*Material*
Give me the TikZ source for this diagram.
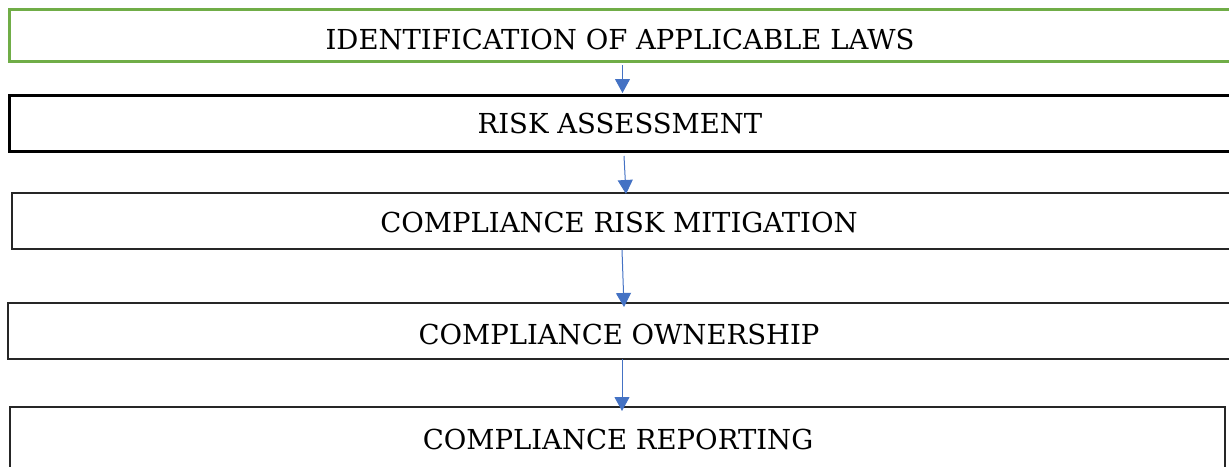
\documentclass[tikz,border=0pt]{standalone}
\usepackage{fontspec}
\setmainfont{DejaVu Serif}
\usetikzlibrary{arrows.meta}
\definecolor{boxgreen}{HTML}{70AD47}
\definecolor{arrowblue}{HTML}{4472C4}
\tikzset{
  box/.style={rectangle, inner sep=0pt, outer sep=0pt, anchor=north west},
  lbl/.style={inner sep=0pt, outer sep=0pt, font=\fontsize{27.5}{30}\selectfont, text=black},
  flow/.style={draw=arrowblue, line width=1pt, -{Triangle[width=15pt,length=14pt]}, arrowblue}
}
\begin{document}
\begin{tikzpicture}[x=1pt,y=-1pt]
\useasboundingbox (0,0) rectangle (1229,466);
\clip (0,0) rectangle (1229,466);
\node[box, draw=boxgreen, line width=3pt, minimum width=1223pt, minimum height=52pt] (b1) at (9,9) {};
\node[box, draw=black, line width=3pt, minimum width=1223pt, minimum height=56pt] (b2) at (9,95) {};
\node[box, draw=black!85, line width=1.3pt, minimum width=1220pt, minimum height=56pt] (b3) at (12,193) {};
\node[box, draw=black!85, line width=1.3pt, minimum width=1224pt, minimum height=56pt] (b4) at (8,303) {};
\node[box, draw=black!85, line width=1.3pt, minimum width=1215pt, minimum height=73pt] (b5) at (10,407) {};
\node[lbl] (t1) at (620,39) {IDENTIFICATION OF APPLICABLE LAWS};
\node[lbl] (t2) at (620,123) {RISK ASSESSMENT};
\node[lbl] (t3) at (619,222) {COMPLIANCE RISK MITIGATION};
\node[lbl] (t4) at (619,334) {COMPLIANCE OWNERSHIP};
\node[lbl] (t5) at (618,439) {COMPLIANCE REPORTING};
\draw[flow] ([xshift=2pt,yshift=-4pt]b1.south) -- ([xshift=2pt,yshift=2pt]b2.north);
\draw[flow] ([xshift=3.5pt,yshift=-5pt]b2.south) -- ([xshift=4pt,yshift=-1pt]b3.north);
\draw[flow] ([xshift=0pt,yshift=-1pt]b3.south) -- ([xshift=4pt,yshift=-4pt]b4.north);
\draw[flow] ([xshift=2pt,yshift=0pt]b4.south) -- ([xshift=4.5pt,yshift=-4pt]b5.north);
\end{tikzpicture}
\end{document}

--

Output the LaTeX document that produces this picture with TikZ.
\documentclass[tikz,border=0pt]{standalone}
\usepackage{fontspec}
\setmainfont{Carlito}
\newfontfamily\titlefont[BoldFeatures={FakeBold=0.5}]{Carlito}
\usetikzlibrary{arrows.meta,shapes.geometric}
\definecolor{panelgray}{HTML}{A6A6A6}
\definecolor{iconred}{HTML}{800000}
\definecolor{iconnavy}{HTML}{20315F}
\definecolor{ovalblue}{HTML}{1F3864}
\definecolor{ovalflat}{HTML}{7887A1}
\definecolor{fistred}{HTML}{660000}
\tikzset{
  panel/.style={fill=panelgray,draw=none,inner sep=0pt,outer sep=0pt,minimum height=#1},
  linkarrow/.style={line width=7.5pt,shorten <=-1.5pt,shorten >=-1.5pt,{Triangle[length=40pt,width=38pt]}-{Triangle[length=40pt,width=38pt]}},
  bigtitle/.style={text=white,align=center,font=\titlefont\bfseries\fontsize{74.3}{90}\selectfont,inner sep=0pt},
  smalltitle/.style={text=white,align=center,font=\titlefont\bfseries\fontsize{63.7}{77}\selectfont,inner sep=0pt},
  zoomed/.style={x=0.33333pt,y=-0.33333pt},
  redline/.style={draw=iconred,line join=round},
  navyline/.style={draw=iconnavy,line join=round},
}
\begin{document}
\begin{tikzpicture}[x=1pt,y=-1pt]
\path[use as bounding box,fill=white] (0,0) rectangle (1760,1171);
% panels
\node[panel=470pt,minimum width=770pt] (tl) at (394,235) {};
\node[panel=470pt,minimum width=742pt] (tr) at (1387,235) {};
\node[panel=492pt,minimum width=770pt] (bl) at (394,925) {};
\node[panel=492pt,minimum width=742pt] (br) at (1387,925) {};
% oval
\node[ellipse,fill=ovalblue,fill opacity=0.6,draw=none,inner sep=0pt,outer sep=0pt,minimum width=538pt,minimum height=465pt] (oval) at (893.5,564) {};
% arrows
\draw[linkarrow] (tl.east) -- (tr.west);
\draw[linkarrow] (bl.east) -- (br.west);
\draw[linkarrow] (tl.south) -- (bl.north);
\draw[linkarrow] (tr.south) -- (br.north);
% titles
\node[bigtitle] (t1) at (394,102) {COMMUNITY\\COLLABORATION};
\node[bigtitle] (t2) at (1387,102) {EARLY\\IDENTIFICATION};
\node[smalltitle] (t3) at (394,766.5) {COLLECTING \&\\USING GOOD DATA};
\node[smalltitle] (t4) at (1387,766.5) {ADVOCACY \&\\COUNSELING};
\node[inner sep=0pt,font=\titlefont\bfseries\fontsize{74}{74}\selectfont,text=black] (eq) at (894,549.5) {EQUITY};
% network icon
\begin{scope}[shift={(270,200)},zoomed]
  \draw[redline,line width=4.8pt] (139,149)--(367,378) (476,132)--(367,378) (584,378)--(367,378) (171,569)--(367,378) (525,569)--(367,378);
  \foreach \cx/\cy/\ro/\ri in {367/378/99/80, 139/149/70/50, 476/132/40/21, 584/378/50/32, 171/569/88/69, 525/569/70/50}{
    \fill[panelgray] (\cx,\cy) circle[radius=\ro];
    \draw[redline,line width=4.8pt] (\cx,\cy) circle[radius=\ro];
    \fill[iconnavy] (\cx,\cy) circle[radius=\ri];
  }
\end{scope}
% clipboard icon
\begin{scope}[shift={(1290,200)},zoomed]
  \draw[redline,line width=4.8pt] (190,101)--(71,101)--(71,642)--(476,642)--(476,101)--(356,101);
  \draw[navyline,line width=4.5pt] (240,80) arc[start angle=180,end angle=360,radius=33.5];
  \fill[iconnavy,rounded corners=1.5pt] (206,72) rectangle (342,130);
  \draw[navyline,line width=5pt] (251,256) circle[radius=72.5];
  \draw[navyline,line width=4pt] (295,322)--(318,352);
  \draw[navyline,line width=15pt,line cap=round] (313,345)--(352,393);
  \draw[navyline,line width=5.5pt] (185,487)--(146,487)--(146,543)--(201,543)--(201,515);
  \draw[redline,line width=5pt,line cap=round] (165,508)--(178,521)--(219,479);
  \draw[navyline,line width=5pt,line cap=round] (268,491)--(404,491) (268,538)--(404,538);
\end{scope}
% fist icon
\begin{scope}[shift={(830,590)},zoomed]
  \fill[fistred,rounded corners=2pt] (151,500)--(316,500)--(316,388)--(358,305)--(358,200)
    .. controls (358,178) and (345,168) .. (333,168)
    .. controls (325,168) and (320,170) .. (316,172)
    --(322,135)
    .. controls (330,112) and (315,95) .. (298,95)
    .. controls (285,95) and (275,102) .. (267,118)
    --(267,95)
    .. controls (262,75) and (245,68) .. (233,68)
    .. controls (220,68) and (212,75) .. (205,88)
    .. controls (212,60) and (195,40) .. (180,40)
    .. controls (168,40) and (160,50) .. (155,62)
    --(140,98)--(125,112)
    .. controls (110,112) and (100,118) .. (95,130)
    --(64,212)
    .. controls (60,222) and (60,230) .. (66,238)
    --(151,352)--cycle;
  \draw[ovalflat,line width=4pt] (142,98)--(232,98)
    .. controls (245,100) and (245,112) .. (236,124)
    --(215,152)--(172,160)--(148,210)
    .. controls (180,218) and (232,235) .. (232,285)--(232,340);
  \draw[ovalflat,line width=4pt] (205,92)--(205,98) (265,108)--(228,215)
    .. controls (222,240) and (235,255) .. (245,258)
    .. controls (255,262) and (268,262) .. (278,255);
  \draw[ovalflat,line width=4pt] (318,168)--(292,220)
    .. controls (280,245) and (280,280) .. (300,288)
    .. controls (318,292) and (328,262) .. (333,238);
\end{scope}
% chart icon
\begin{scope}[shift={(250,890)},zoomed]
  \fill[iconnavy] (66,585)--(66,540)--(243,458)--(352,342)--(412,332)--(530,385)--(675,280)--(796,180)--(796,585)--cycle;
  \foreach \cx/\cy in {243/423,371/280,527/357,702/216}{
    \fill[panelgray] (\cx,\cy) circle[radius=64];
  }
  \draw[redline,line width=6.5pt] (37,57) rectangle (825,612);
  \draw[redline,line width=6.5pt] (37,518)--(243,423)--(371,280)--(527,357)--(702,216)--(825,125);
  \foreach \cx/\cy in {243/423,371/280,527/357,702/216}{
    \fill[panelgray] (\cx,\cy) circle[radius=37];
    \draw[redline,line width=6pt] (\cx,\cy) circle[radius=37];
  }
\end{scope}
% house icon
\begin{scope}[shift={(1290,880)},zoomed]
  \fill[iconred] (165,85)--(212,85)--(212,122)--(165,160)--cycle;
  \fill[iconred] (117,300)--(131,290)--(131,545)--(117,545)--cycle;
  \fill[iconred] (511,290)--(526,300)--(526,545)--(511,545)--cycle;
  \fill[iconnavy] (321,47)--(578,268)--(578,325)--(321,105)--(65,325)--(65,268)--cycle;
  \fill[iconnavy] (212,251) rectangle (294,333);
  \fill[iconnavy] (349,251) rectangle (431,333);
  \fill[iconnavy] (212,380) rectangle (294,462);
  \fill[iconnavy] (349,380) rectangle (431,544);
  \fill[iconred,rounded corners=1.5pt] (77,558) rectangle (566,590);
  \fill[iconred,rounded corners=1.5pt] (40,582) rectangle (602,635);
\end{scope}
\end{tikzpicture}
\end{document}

*Given problem*
Search the lines above for the string "this", then show every one that has it.

*Worked solution*
Give me the TikZ source for this diagram.
Output the LaTeX document that produces this picture with TikZ.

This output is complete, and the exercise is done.